Information provided -
◆ ◆ ◆ ◆

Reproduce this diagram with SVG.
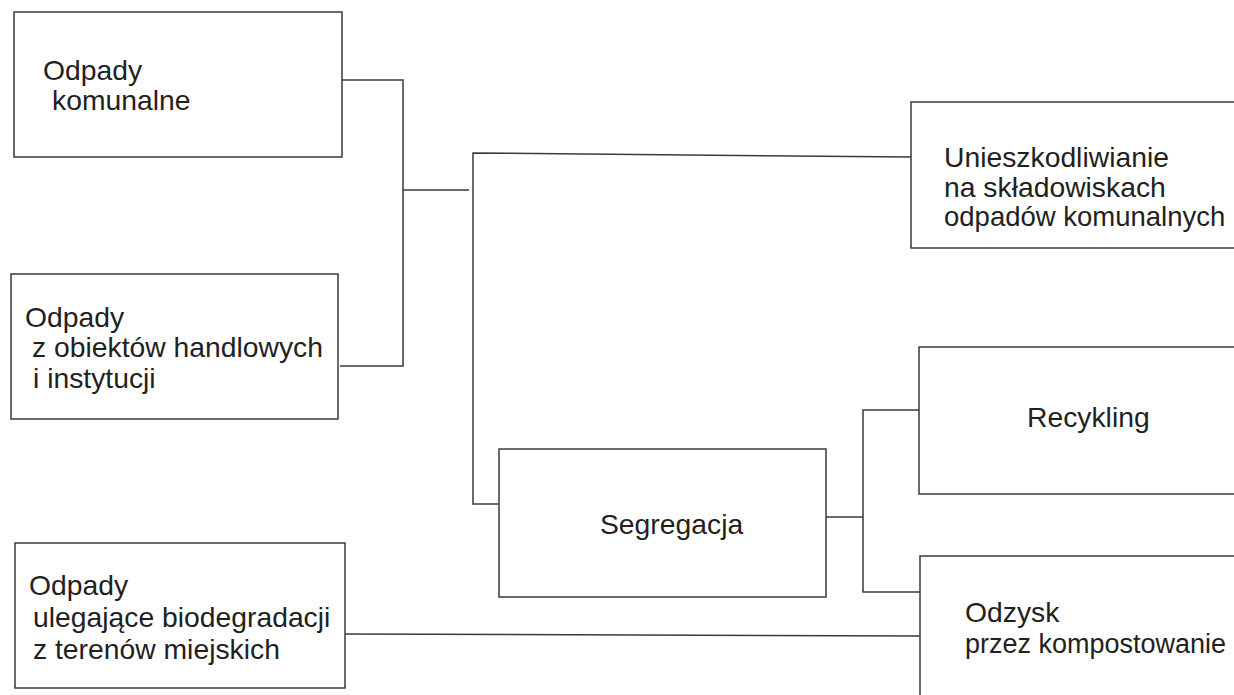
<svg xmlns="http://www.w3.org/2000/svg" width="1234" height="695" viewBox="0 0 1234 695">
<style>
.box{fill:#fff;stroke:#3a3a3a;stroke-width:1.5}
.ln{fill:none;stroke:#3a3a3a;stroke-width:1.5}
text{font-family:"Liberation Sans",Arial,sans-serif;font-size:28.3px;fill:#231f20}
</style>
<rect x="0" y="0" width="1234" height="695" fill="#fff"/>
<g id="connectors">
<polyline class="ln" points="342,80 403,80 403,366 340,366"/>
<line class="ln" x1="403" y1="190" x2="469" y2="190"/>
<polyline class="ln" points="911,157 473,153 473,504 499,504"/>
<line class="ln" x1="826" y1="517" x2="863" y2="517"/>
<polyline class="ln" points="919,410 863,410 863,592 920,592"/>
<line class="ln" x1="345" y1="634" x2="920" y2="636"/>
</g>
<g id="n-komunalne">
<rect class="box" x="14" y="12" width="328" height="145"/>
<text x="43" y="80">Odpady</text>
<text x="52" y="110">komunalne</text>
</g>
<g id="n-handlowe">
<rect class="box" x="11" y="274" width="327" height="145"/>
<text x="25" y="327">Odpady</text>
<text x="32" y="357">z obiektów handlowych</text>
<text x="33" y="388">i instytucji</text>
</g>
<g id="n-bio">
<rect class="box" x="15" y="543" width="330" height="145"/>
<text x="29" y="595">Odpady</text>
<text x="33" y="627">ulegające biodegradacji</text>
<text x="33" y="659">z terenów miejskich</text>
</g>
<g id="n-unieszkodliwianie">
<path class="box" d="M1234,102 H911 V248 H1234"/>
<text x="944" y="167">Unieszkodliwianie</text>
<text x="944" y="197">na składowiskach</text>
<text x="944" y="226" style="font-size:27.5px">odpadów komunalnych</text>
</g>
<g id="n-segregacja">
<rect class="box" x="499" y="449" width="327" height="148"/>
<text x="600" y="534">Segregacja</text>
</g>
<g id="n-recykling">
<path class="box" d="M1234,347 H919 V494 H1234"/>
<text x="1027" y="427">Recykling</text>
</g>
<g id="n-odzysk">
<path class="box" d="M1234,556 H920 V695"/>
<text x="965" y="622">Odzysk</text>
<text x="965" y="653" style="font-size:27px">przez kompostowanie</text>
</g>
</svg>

◆ ◆ ◆ ◆

Given problem -
Transcribe the listing above verbatim. Omit the pictures.

Solution -
Reproduce this diagram with SVG.
<svg xmlns="http://www.w3.org/2000/svg" width="1234" height="695" viewBox="0 0 1234 695">
<style>
.box{fill:#fff;stroke:#3a3a3a;stroke-width:1.5}
.ln{fill:none;stroke:#3a3a3a;stroke-width:1.5}
text{font-family:"Liberation Sans",Arial,sans-serif;font-size:28.3px;fill:#231f20}
</style>
<rect x="0" y="0" width="1234" height="695" fill="#fff"/>
<g id="connectors">
<polyline class="ln" points="342,80 403,80 403,366 340,366"/>
<line class="ln" x1="403" y1="190" x2="469" y2="190"/>
<polyline class="ln" points="911,157 473,153 473,504 499,504"/>
<line class="ln" x1="826" y1="517" x2="863" y2="517"/>
<polyline class="ln" points="919,410 863,410 863,592 920,592"/>
<line class="ln" x1="345" y1="634" x2="920" y2="636"/>
</g>
<g id="n-komunalne">
<rect class="box" x="14" y="12" width="328" height="145"/>
<text x="43" y="80">Odpady</text>
<text x="52" y="110">komunalne</text>
</g>
<g id="n-handlowe">
<rect class="box" x="11" y="274" width="327" height="145"/>
<text x="25" y="327">Odpady</text>
<text x="32" y="357">z obiektów handlowych</text>
<text x="33" y="388">i instytucji</text>
</g>
<g id="n-bio">
<rect class="box" x="15" y="543" width="330" height="145"/>
<text x="29" y="595">Odpady</text>
<text x="33" y="627">ulegające biodegradacji</text>
<text x="33" y="659">z terenów miejskich</text>
</g>
<g id="n-unieszkodliwianie">
<path class="box" d="M1234,102 H911 V248 H1234"/>
<text x="944" y="167">Unieszkodliwianie</text>
<text x="944" y="197">na składowiskach</text>
<text x="944" y="226" style="font-size:27.5px">odpadów komunalnych</text>
</g>
<g id="n-segregacja">
<rect class="box" x="499" y="449" width="327" height="148"/>
<text x="600" y="534">Segregacja</text>
</g>
<g id="n-recykling">
<path class="box" d="M1234,347 H919 V494 H1234"/>
<text x="1027" y="427">Recykling</text>
</g>
<g id="n-odzysk">
<path class="box" d="M1234,556 H920 V695"/>
<text x="965" y="622">Odzysk</text>
<text x="965" y="653" style="font-size:27px">przez kompostowanie</text>
</g>
</svg>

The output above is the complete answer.